-- To be done --
Exactly as written, write out the lines below from the first to the one containing "from matplotlib.ticker import", inclusive. Pictures do not belong in the copy.

-- Raw data --

• • •

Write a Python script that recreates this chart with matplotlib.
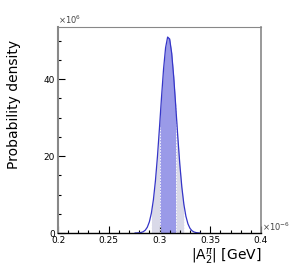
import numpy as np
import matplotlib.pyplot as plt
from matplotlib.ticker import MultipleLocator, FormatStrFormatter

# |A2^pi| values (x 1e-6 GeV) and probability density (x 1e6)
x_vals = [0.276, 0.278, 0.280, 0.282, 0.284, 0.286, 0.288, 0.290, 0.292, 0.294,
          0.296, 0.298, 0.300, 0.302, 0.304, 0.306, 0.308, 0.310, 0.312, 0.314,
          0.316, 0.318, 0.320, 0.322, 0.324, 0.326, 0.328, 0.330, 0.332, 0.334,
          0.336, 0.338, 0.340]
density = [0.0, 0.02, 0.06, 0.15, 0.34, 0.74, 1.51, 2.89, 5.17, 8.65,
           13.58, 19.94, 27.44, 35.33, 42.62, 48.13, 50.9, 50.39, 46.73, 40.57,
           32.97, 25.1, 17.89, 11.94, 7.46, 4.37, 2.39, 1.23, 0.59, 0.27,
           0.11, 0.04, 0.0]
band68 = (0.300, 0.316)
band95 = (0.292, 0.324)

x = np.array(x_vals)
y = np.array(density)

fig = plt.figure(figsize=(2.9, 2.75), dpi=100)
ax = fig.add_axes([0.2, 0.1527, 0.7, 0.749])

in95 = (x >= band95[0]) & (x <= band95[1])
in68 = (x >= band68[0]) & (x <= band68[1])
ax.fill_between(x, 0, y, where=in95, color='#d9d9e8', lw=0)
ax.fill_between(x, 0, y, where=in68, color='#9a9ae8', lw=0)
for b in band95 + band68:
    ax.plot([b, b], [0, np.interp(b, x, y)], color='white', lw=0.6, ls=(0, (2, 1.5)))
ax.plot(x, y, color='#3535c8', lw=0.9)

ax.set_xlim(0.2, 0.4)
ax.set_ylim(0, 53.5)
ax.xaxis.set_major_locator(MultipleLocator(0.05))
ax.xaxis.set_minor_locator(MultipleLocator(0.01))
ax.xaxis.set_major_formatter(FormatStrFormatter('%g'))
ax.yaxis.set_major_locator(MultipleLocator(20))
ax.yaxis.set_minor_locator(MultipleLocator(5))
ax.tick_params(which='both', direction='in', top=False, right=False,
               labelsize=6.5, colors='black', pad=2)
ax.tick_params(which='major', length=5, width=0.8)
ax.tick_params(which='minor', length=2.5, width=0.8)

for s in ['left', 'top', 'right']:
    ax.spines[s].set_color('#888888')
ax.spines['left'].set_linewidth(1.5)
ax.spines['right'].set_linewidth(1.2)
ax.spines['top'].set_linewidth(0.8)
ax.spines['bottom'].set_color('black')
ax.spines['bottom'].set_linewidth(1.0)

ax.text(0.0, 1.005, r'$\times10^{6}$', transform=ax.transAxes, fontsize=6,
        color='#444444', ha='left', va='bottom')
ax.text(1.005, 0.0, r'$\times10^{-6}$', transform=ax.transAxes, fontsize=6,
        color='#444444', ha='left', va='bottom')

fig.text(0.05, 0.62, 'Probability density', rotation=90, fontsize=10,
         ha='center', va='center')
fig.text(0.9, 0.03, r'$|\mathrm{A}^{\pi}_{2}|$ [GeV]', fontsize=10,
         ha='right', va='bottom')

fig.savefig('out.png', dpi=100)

• • •

-- Task result --
Write a Python script that recreates this chart with matplotlib.
import numpy as np
import matplotlib.pyplot as plt
from matplotlib.ticker import MultipleLocator, FormatStrFormatter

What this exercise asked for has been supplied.